Duane McGuire Blog

I've been thinking about things for quite a long while.

A Piano Finds a Home: My Home!





Pianos get attached to you. But as a piano technician (and with certain exceptions1), I'm becoming less attached to specific instruments.

This morning I took the time to count the grand pianos that I've had in my living room since moving to this home in 2008.

  1. Charles Stieff 6' 3" (1911)
  2. Pianodisc (Young Chang) 5' (1990 +/-)
  3. Chickering Quarter Grand 5' 4" (1916)
  4. Steinway Model A3 6' 4" (1926)
  5. Steinway Model O 5' 10" (1909)
Steinway "O" moved in and brought back to life

The list of my recent living room pianos doesn't make me appear to be particularly loyal to any certain piano.
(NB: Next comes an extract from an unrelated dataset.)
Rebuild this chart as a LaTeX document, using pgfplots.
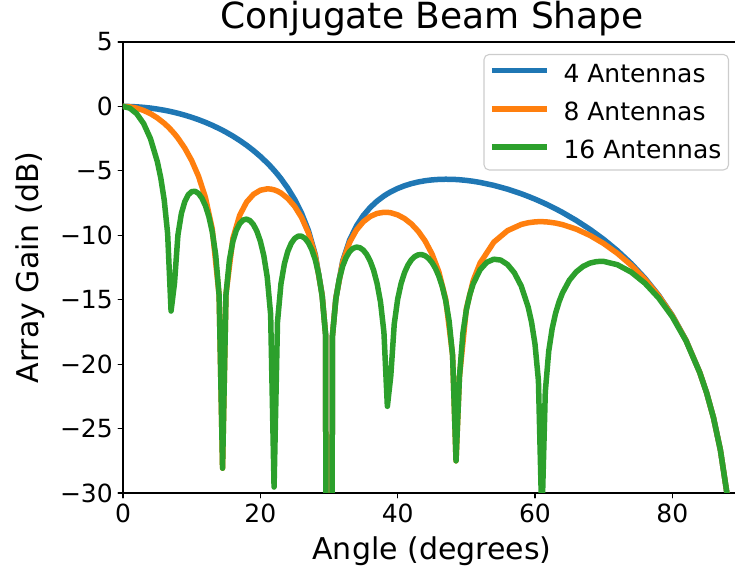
\documentclass[border=0pt]{standalone}
\usepackage{fontspec}
\setmainfont{DejaVu Sans}
\usepackage{pgfplots}
\usepackage{pgfplotstable}
\pgfplotsset{compat=1.18}

\definecolor{tabblue}{HTML}{1F77B4}
\definecolor{taborange}{HTML}{FF7F0E}
\definecolor{tabgreen}{HTML}{2CA02C}

% array gain in dB for 4 and 8 antennas, read per angle
\pgfplotstableread{
theta b4 b8
0 0 0
1 -0.008 -0.035
2 -0.033 -0.138
3 -0.074 -0.313
4 -0.131 -0.562
5 -0.206 -0.893
6 -0.297 -1.310
6.5 -0.350 -1.556
7 -0.407 -1.828
7.5 -0.468 -2.129
8 -0.534 -2.462
9 -0.680 -3.240
10 -0.845 -4.203
11 -1.030 -5.426
12 -1.237 -7.064
13 -1.466 -9.514
14 -1.719 -14.666
14.5 -1.855 -28.08
15 -1.998 -14.564
16 -2.305 -10.254
17 -2.643 -8.442
18 -3.015 -7.424
19 -3.426 -6.826
20 -3.882 -6.506
21 -4.389 -6.399
21.5 -4.665 -6.415
22 -4.958 -6.474
22.5 -5.271 -6.576
23 -5.604 -6.720
24 -6.348 -7.141
25 -7.222 -7.757
26 -8.281 -8.615
27 -9.628 -9.812
28 -11.495 -11.575
29 -14.619 -14.638
29.5 -17.689 -17.694
30 -160 -160
30.5 -17.814 -17.818
31 -14.868 -14.888
32 -11.995 -12.072
33 -10.378 -10.551
34 -9.280 -9.588
35 -8.470 -8.952
36 -7.845 -8.542
37 -7.350 -8.307
38 -6.951 -8.216
38.5 -6.782 -8.220
39 -6.629 -8.255
40 -6.368 -8.418
41 -6.158 -8.703
42 -5.992 -9.121
43 -5.864 -9.690
44 -5.769 -10.444
45 -5.703 -11.450
46 -5.665 -12.845
47 -5.652 -14.974
48 -5.661 -19.321
48.5 -5.674 -27.508
49 -5.692 -20.981
50 -5.743 -15.715
51 -5.812 -13.515
52 -5.900 -12.161
54 -6.128 -10.536
56 -6.421 -9.641
58 -6.778 -9.160
59 -6.980 -9.030
60 -7.197 -8.962
60.5 -7.312 -8.948
61 -7.431 -8.946
61.5 -7.553 -8.957
62 -7.680 -8.979
63 -7.946 -9.055
64 -8.228 -9.173
66 -8.847 -9.521
68 -9.541 -10.012
70 -10.320 -10.640
72 -11.198 -11.406
74 -12.192 -12.322
76 -13.331 -13.407
78 -14.655 -14.696
80 -16.228 -16.248
82 -18.159 -18.167
84 -20.653 -20.656
85 -22.236 -22.238
86 -24.172 -24.173
87 -26.672 -26.672
88 -30.19 -30.19
88.5 -32.69 -32.69
89 -36.2 -36.2
89.5 -42.2 -42.2
}\gainlow

% 16 antennas, sampled more finely (narrow lobes)
\pgfplotstableread{
theta b16
0 0
1 -0.140
2 -0.570
3 -1.328
4 -2.502
5 -4.285
5.5 -5.548
6 -7.254
6.5 -9.862
7 -15.880
7.5 -13.716
8 -9.978
8.5 -8.317
9 -7.387
9.5 -6.861
10 -6.614
10.5 -6.587
11 -6.758
11.5 -7.124
12 -7.702
12.5 -8.539
13 -9.733
13.5 -11.521
14 -14.689
14.5 -28.08
15 -14.591
15.5 -11.913
16 -10.483
16.5 -9.614
17 -9.089
17.5 -8.815
18 -8.747
18.5 -8.868
19 -9.176
19.5 -9.692
20 -10.456
20.5 -11.563
21 -13.229
21.5 -16.137
22 -29.54
22.5 -16.735
23 -13.789
23.5 -12.224
24 -11.249
24.5 -10.624
25 -10.249
25.5 -10.073
26 -10.073
26.5 -10.241
27 -10.583
27.5 -11.121
28 -11.903
28.5 -13.026
29 -14.718
29.5 -17.713
30 -160
30.5 -17.838
31 -14.966
31.5 -13.394
32 -12.386
32.5 -11.713
33 -11.273
33.5 -11.018
34 -10.919
34.5 -10.966
35 -11.154
35.5 -11.493
36 -12.002
36.5 -12.720
37 -13.734
37.5 -15.177
38 -17.531
38.5 -23.276
39 -20.910
39.5 -16.899
40 -14.960
40.5 -13.739
41 -12.900
41.5 -12.311
42 -11.906
42.5 -11.649
43 -11.517
43.5 -11.500
44 -11.592
44.5 -11.794
45 -12.114
45.5 -12.566
46 -13.175
46.5 -13.989
47 -15.094
47.5 -16.686
48 -19.337
48.5 -27.508
49 -20.988
49.5 -17.600
50 -15.804
50.5 -14.620
51 -13.772
52 -12.676
53 -12.089
54 -11.859
55 -11.925
56 -12.269
57 -12.917
58 -13.945
59 -15.563
59.5 -16.756
60 -18.449
60.5 -21.289
61 -32.16
61.5 -22.149
62 -18.992
62.5 -17.240
63 -16.050
63.5 -15.167
64 -14.481
65 -13.493
66 -12.841
67 -12.416
68 -12.160
69 -12.039
70 -12.028
72 -12.286
74 -12.859
76 -13.717
78 -14.862
80 -16.327
82 -18.200
84 -20.666
85 -22.242
86 -24.175
87 -26.672
88 -30.19
88.5 -32.69
89 -36.2
89.5 -42.2
}\gainhigh

\begin{document}
\begin{tikzpicture}
\begin{axis}[
    name=ax,
    width=618pt, height=451pt, scale only axis,
    xmin=0, xmax=90,
    ymin=-30, ymax=5,
    xtick={0,20,40,60,80},
    xticklabels={0,20,40,60,80},
    ytick={-30,-25,-20,-15,-10,-5,0,5},
    yticklabels={−30,−25,−20,−15,−10,−5,0,5},
    tick align=outside,
    tick pos=left,
    major tick length=4.9pt,
    axis line style={line width=1.1pt},
    every tick/.style={black, line width=1.1pt},
    ticklabel style={font=\fontsize{25}{30}\selectfont, inner sep=0pt},
    xticklabel style={anchor=base, yshift=-25.1pt},
    yticklabel style={anchor=east, xshift=-5.1pt},
    title={Conjugate Beam Shape},
    every axis title shift=0pt,
    title style={at={(0.5,1.0299)}, anchor=base, font=\fontsize{36}{42}\selectfont},
    xlabel={Angle (degrees)},
    ylabel={Array Gain (dB)},
    xlabel style={at={(0.5,-0.1486)}, anchor=base, font=\fontsize{30}{36}\selectfont},
    ylabel style={at={(-0.1375,0.5)}, anchor=base, font=\fontsize{30}{36}\selectfont},
    legend style={
        at={(0.9806,0.9734)}, anchor=north east,
        draw=black!20, line width=1.1pt, rounded corners=5pt,
        fill=white, fill opacity=0.8, draw opacity=1, text opacity=1,
        font=\fontsize{25}{30}\selectfont,
        inner xsep=5pt, inner ysep=7.5pt,
        row sep=14.3pt,
    },
    legend cell align=left,
    legend image code/.code={
        \draw[#1, line cap=butt] (0pt,0.33em) -- (55pt,0.33em);
        \path (67pt,0.33em);
    },
    line join=round, line cap=round,
]
\addplot[tabblue, line width=5.5pt] table[x=theta, y=b4] {\gainlow};
\addlegendentry{4 Antennas}
\addplot[taborange, line width=5.5pt] table[x=theta, y=b8] {\gainlow};
\addlegendentry{8 Antennas}
\addplot[tabgreen, line width=5.5pt] table[x=theta, y=b16] {\gainhigh};
\addlegendentry{16 Antennas}
\end{axis}
\pgfresetboundingbox
\path[use as bounding box] ([xshift=-123pt,yshift=-78pt]ax.south west) rectangle ([xshift=-6pt,yshift=42pt]ax.north east);
\end{tikzpicture}
\end{document}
But one thing is true. I have to have a nice piano in my home. Last fall, I knew I'd go through withdrawal when I sold the Steinway A3. I certainly did. That sale was almost inadvertent. I had the A3 and a lesser piano listed for sale on my website, expecting to sell just one of them. Surprisingly both sold in the same week and I became piano-less (at least in the house).
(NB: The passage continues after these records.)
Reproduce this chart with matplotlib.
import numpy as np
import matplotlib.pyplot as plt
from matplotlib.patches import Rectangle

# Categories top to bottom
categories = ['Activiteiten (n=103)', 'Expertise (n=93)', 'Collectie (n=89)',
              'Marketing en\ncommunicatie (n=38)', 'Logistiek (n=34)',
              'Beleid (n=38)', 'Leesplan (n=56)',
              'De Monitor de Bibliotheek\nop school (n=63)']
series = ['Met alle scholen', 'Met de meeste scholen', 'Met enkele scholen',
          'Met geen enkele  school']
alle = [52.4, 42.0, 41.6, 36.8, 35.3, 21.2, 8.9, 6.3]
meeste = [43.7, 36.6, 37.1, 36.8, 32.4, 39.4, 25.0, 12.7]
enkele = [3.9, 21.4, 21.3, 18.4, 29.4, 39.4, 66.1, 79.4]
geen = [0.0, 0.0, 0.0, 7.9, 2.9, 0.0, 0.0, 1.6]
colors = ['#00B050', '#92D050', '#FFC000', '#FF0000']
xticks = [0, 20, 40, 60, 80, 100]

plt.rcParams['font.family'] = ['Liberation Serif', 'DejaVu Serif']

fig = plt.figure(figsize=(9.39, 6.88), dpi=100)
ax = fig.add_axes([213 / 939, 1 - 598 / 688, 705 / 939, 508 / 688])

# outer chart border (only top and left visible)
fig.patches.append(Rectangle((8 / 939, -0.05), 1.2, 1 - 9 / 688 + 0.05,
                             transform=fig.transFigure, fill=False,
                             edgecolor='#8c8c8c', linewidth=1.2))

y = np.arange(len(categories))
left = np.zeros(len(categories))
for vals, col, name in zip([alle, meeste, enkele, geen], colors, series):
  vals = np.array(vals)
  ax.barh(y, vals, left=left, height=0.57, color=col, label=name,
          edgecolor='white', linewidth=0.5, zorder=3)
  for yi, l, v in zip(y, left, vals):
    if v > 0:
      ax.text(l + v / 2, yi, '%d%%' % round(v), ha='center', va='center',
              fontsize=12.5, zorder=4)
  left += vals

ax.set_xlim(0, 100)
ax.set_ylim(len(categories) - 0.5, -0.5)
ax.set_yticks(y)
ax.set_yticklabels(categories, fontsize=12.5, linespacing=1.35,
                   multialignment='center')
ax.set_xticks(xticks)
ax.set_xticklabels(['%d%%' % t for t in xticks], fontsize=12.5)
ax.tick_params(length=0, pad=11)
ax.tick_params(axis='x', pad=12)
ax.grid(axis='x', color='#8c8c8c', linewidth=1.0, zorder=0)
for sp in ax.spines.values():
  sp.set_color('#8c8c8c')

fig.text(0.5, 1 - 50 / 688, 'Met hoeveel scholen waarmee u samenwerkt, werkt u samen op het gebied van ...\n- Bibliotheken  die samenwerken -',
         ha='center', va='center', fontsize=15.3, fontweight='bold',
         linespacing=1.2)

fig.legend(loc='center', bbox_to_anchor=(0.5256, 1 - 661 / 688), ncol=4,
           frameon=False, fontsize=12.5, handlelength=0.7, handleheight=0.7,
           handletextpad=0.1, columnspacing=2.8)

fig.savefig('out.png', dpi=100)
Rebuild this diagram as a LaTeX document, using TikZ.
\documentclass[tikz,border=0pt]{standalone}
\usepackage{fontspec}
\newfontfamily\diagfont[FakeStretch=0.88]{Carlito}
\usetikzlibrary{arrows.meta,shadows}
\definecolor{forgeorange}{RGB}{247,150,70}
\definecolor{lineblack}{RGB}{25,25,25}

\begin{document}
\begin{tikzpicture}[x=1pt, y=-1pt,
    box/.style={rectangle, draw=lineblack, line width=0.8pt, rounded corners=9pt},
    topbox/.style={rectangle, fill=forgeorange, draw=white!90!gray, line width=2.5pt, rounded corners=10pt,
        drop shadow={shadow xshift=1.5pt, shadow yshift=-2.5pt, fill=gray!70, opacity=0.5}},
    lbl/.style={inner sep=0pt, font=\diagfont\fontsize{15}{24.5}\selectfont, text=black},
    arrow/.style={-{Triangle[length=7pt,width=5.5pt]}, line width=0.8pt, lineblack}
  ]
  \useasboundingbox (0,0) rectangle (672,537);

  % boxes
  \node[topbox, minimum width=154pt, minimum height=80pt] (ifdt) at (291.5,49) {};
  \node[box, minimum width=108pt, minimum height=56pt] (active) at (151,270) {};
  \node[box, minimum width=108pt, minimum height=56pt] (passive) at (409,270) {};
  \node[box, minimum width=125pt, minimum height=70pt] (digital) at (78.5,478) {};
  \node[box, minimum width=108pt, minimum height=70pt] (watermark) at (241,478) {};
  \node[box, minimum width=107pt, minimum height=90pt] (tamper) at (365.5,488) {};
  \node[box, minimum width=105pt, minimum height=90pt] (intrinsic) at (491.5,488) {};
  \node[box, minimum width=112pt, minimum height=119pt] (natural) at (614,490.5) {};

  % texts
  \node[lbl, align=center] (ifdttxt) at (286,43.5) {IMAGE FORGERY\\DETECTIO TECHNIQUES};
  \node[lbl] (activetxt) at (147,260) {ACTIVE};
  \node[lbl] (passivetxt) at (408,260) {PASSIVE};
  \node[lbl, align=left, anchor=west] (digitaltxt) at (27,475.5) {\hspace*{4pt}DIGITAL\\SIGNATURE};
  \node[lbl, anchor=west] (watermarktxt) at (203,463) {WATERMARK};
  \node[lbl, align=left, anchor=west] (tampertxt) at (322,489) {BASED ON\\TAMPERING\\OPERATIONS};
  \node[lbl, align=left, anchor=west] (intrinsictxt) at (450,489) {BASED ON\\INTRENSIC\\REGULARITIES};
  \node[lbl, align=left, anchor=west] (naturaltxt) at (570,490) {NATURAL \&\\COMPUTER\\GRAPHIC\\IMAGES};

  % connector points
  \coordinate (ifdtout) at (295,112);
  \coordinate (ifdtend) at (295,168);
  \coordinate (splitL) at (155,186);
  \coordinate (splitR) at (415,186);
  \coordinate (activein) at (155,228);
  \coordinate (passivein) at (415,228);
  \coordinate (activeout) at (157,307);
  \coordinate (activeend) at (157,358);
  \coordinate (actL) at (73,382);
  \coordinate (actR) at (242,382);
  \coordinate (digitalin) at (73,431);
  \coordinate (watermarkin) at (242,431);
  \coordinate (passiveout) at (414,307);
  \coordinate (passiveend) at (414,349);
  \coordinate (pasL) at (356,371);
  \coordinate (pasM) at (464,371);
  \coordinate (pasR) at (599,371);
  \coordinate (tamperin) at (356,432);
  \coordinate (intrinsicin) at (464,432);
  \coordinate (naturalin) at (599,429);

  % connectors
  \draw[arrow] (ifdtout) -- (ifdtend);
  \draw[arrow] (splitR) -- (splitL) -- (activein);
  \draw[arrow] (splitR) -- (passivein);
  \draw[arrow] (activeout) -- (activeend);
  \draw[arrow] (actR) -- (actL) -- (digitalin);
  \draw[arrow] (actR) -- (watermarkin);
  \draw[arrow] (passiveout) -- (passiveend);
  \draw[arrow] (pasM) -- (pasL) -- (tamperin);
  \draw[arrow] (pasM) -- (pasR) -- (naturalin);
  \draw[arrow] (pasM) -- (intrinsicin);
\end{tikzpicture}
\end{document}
But my inventory of rebuild-able pianos included two Steinway Model O's. It seemed that the shortest path to having a satisfactory piano in the living room again would be to get to work on one of those. That work began in October. We moved it into the house in December after the major work was completed in the shop. Just this week I did the final regulation and voicing for the piano. Steinway O and I will be great friends, until ... well I won't predict.

The "O" was made in 1909. It came to me from Branson, Missouri via an eBay purchase in 2018. It was attractively priced for a rebuild-able Steinway, particularly because it had good looking case. It waited for me in storage until last fall.

The piano had been restrung sometime in the past 40 years and also refinished in that timeframe. Both of those jobs could be re-done now, but the restringing should also include a new soundboard at this point. I was not interested in doing those jobs now, because I wanted a piano promptly. I judged the soundboard and previous stringing job to be adequate for my playing needs. For a full rebuild and premium price, a new soundboard is needed.

My work on this piano was:

  • All new top action parts:
    • hammers
    • hammer shanks
    • wippens
  • Key work
    • new premium key tops with key stick restoration
    • new key bushings
    • new capstans
    • new key pins
  • Repair of lid hinge
  • Piano finishing
    • top action regulation
    • voicing
    • damper regulation

For new action parts, I selected Wessell Nickel and Gross composite parts. These excellent, modern parts are an obvious choice from an engineering and longevity viewpoint. The mystique of the Steinway brand makes my choice less obvious for some, but pianists love playing this piano, and I do too!

New action parts for this piano was an absolute requirement. In its prior state of deterioration, the piano was unplayable. Every action center was corroded with verdigris. As a result the up-down cycle of the key could be measured in hours rather than milliseconds!

The premium key top work on this piano was done for me by Baldassin Pianos. Rick Baldassin has perfected a procedure for re-cladding key sides when resurfacing key tops. This creates a beautiful factory new look for replaced keytops. It's subtle compared to the keywork I have traditionally done, but the difference is impactful for the discerning observer.

Installing new Renner hammers on the WNG shanks. The fan in the foreground sweeps away the objectionable fumes of super glue. Old parts are in the background.
A detail view of the wippens and shanks
All new action
Duane greets the new feature of the living room

1 I remain firmly attached to a the huge Chickering upright I bought in 1974. Dry Utah has not treated it well these past 30 years, but one day it will rise up and warm hearts. The other upright close to my heart is the Schilling and Sons I first learned to play on.